**WORK TO DO**:
Line by line, repeat the data below exactly, beginning at the first line and ending at the line with "import seaborn as sns". Omit pictures.

**GIVEN MATERIAL**:
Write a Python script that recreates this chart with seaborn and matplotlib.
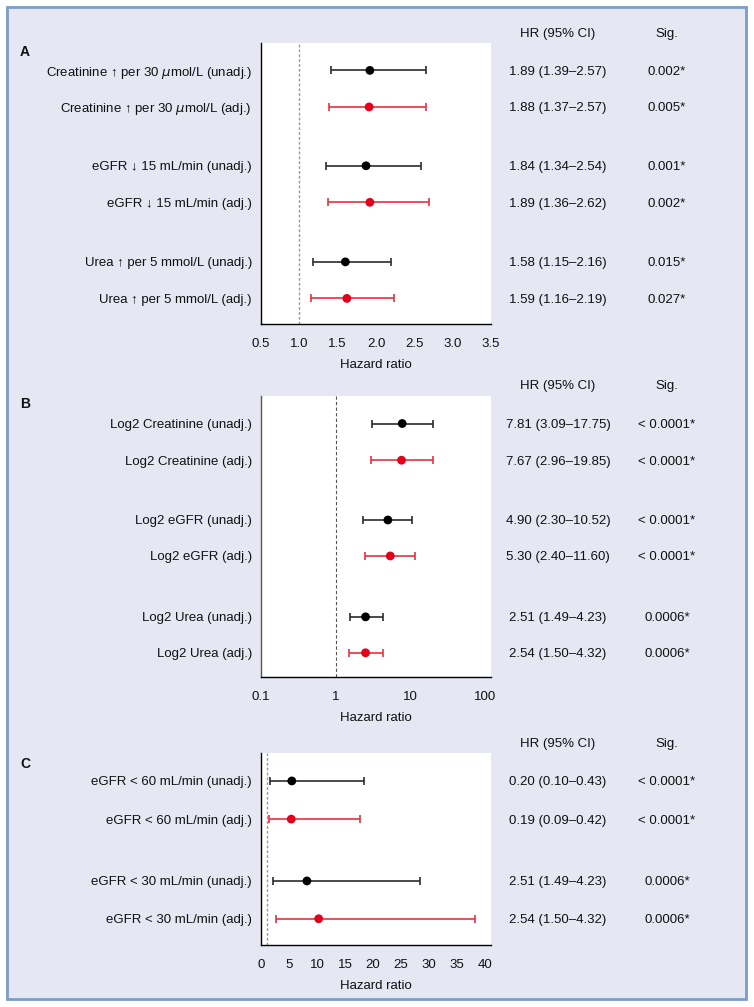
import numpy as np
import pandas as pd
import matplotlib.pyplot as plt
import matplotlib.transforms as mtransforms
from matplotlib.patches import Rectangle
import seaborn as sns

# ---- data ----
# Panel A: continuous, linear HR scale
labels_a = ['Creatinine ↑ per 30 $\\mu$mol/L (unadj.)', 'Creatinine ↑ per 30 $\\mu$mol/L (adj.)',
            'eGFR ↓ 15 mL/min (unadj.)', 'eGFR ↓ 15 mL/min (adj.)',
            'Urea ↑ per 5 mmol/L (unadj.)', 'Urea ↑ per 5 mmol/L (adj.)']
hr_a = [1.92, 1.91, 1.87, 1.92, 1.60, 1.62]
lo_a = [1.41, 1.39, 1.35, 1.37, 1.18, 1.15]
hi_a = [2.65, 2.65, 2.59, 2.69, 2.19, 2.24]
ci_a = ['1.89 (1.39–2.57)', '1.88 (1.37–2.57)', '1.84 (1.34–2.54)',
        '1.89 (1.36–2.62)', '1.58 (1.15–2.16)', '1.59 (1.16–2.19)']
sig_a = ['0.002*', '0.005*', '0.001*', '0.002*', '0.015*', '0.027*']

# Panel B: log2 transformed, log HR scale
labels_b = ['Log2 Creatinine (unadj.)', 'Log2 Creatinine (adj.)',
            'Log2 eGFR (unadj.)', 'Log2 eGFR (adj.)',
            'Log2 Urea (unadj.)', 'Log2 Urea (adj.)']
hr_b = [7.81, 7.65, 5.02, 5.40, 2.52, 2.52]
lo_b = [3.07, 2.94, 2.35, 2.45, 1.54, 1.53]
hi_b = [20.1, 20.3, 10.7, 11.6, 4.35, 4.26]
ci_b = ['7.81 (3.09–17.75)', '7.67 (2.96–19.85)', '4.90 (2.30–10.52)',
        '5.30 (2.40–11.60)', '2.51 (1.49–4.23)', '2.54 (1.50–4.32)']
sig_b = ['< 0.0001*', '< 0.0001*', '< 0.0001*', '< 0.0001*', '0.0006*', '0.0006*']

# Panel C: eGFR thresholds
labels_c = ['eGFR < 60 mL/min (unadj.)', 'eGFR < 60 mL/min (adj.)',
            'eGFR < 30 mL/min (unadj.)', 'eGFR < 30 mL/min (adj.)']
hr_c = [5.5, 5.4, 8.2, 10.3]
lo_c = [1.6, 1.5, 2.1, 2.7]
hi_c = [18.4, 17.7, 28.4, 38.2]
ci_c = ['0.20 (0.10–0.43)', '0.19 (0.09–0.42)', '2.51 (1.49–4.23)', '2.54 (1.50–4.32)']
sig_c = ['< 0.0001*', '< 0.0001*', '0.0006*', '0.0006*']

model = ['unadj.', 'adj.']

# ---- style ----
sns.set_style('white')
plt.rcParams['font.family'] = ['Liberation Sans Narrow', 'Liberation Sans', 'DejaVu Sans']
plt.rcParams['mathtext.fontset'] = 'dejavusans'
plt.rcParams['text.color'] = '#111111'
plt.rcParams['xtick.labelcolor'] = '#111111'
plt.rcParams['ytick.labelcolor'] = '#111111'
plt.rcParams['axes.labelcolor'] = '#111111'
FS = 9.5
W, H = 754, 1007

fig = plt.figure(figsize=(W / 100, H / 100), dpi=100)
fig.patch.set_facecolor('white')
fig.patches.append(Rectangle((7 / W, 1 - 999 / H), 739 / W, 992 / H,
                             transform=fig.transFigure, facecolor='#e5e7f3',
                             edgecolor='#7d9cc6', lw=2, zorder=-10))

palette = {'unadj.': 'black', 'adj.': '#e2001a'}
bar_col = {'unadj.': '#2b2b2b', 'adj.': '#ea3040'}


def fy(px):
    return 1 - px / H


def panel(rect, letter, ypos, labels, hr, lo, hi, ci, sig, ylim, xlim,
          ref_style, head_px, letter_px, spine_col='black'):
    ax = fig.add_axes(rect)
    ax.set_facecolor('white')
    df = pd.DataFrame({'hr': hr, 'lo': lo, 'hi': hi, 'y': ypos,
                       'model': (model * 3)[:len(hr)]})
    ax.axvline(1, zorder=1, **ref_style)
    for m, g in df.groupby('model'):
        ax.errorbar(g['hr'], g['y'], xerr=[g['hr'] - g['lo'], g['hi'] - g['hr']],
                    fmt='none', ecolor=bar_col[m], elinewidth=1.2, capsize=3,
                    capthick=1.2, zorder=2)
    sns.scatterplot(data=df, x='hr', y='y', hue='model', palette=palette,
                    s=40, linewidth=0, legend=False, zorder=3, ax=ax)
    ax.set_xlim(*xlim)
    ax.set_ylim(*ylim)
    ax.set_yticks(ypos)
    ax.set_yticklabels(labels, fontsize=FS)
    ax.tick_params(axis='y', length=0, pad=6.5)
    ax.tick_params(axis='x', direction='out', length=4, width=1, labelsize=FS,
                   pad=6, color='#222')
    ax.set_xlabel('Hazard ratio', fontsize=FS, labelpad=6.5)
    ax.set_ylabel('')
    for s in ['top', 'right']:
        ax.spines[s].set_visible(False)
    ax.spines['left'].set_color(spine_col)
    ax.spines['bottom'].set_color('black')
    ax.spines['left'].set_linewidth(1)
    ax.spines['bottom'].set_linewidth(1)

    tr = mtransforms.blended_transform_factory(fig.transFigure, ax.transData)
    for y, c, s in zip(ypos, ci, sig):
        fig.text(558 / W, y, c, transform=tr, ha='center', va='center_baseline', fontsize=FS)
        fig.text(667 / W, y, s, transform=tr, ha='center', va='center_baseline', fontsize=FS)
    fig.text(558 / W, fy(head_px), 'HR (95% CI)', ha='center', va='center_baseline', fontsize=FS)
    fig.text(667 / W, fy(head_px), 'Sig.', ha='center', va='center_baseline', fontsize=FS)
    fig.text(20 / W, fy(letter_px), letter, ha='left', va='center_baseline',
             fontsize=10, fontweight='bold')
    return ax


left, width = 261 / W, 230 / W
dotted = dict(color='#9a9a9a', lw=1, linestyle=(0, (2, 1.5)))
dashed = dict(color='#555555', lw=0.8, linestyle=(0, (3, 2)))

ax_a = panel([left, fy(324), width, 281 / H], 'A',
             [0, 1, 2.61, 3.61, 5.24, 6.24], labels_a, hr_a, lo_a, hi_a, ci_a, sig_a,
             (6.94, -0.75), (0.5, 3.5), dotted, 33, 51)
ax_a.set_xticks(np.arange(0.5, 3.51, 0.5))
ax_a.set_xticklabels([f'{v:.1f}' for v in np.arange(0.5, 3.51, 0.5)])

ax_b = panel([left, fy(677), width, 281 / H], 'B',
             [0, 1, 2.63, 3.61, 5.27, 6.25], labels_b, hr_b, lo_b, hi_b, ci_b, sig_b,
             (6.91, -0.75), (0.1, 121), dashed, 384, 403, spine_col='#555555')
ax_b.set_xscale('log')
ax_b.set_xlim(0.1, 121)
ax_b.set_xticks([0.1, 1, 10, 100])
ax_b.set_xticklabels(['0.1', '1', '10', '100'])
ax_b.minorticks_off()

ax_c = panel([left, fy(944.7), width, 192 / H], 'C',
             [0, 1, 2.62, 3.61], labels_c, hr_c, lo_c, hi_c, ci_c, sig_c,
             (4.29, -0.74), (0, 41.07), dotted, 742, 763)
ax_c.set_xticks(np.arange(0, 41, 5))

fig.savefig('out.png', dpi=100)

**ANSWER FOR THE TASK**:
Write a Python script that recreates this chart with seaborn and matplotlib.
import numpy as np
import pandas as pd
import matplotlib.pyplot as plt
import matplotlib.transforms as mtransforms
from matplotlib.patches import Rectangle
import seaborn as sns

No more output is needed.